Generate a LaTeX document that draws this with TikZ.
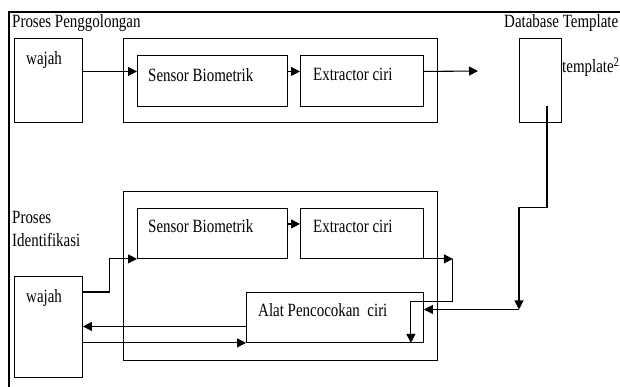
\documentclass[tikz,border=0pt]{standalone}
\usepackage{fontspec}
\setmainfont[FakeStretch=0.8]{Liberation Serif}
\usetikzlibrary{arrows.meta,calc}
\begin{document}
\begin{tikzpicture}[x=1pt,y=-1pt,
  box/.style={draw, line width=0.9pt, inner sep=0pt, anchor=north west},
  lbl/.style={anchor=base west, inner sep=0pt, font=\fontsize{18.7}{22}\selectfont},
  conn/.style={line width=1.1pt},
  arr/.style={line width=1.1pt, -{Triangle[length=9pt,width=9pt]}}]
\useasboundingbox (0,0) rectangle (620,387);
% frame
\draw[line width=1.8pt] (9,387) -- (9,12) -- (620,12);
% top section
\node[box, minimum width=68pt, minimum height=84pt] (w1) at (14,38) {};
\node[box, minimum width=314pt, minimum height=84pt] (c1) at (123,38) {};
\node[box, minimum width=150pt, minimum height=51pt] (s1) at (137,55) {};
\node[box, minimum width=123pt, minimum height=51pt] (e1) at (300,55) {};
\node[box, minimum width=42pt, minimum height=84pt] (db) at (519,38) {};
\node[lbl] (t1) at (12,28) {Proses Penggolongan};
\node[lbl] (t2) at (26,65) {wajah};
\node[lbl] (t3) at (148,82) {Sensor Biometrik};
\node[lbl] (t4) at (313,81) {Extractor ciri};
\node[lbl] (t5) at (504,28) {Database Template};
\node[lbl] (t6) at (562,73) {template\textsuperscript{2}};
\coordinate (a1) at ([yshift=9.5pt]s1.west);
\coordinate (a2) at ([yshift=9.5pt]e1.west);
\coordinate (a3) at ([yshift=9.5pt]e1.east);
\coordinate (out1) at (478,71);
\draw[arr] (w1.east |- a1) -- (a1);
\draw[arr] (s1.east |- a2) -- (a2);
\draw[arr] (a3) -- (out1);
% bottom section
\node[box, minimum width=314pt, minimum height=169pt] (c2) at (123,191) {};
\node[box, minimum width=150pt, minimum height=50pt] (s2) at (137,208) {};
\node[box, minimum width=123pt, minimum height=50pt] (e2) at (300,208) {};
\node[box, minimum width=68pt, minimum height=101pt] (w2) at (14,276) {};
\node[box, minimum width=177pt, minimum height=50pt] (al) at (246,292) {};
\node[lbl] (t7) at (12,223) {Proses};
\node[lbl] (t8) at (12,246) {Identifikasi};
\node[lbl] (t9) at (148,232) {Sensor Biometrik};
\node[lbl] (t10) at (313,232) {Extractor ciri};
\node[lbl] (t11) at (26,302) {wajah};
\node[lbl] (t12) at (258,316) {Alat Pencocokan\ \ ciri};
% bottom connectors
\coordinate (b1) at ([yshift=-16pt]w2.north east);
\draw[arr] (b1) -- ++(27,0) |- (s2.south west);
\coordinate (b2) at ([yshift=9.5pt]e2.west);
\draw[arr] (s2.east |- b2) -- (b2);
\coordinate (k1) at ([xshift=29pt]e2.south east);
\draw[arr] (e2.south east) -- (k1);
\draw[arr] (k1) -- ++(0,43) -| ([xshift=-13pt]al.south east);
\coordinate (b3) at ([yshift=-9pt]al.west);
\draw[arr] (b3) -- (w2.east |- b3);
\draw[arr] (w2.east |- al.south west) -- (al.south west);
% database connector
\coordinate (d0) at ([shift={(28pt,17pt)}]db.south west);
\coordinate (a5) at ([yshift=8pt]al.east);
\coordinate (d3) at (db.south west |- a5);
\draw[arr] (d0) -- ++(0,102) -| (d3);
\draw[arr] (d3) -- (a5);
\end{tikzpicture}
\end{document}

•••

PROBLEM: Replicate the material above verbatim; images stay out of the copy.

WORKED SOLUTION:
Generate a LaTeX document that draws this with TikZ.
\documentclass[tikz,border=0pt]{standalone}
\usepackage{fontspec}
\setmainfont[FakeStretch=0.8]{Liberation Serif}
\usetikzlibrary{arrows.meta,calc}
\begin{document}
\begin{tikzpicture}[x=1pt,y=-1pt,
  box/.style={draw, line width=0.9pt, inner sep=0pt, anchor=north west},
  lbl/.style={anchor=base west, inner sep=0pt, font=\fontsize{18.7}{22}\selectfont},
  conn/.style={line width=1.1pt},
  arr/.style={line width=1.1pt, -{Triangle[length=9pt,width=9pt]}}]
\useasboundingbox (0,0) rectangle (620,387);
% frame
\draw[line width=1.8pt] (9,387) -- (9,12) -- (620,12);
% top section
\node[box, minimum width=68pt, minimum height=84pt] (w1) at (14,38) {};
\node[box, minimum width=314pt, minimum height=84pt] (c1) at (123,38) {};
\node[box, minimum width=150pt, minimum height=51pt] (s1) at (137,55) {};
\node[box, minimum width=123pt, minimum height=51pt] (e1) at (300,55) {};
\node[box, minimum width=42pt, minimum height=84pt] (db) at (519,38) {};
\node[lbl] (t1) at (12,28) {Proses Penggolongan};
\node[lbl] (t2) at (26,65) {wajah};
\node[lbl] (t3) at (148,82) {Sensor Biometrik};
\node[lbl] (t4) at (313,81) {Extractor ciri};
\node[lbl] (t5) at (504,28) {Database Template};
\node[lbl] (t6) at (562,73) {template\textsuperscript{2}};
\coordinate (a1) at ([yshift=9.5pt]s1.west);
\coordinate (a2) at ([yshift=9.5pt]e1.west);
\coordinate (a3) at ([yshift=9.5pt]e1.east);
\coordinate (out1) at (478,71);
\draw[arr] (w1.east |- a1) -- (a1);
\draw[arr] (s1.east |- a2) -- (a2);
\draw[arr] (a3) -- (out1);
% bottom section
\node[box, minimum width=314pt, minimum height=169pt] (c2) at (123,191) {};
\node[box, minimum width=150pt, minimum height=50pt] (s2) at (137,208) {};
\node[box, minimum width=123pt, minimum height=50pt] (e2) at (300,208) {};
\node[box, minimum width=68pt, minimum height=101pt] (w2) at (14,276) {};
\node[box, minimum width=177pt, minimum height=50pt] (al) at (246,292) {};
\node[lbl] (t7) at (12,223) {Proses};
\node[lbl] (t8) at (12,246) {Identifikasi};
\node[lbl] (t9) at (148,232) {Sensor Biometrik};
\node[lbl] (t10) at (313,232) {Extractor ciri};
\node[lbl] (t11) at (26,302) {wajah};
\node[lbl] (t12) at (258,316) {Alat Pencocokan\ \ ciri};
% bottom connectors
\coordinate (b1) at ([yshift=-16pt]w2.north east);
\draw[arr] (b1) -- ++(27,0) |- (s2.south west);
\coordinate (b2) at ([yshift=9.5pt]e2.west);
\draw[arr] (s2.east |- b2) -- (b2);
\coordinate (k1) at ([xshift=29pt]e2.south east);
\draw[arr] (e2.south east) -- (k1);
\draw[arr] (k1) -- ++(0,43) -| ([xshift=-13pt]al.south east);
\coordinate (b3) at ([yshift=-9pt]al.west);
\draw[arr] (b3) -- (w2.east |- b3);
\draw[arr] (w2.east |- al.south west) -- (al.south west);
% database connector
\coordinate (d0) at ([shift={(28pt,17pt)}]db.south west);
\coordinate (a5) at ([yshift=8pt]al.east);
\coordinate (d3) at (db.south west |- a5);
\draw[arr] (d0) -- ++(0,102) -| (d3);
\draw[arr] (d3) -- (a5);
\end{tikzpicture}
\end{document}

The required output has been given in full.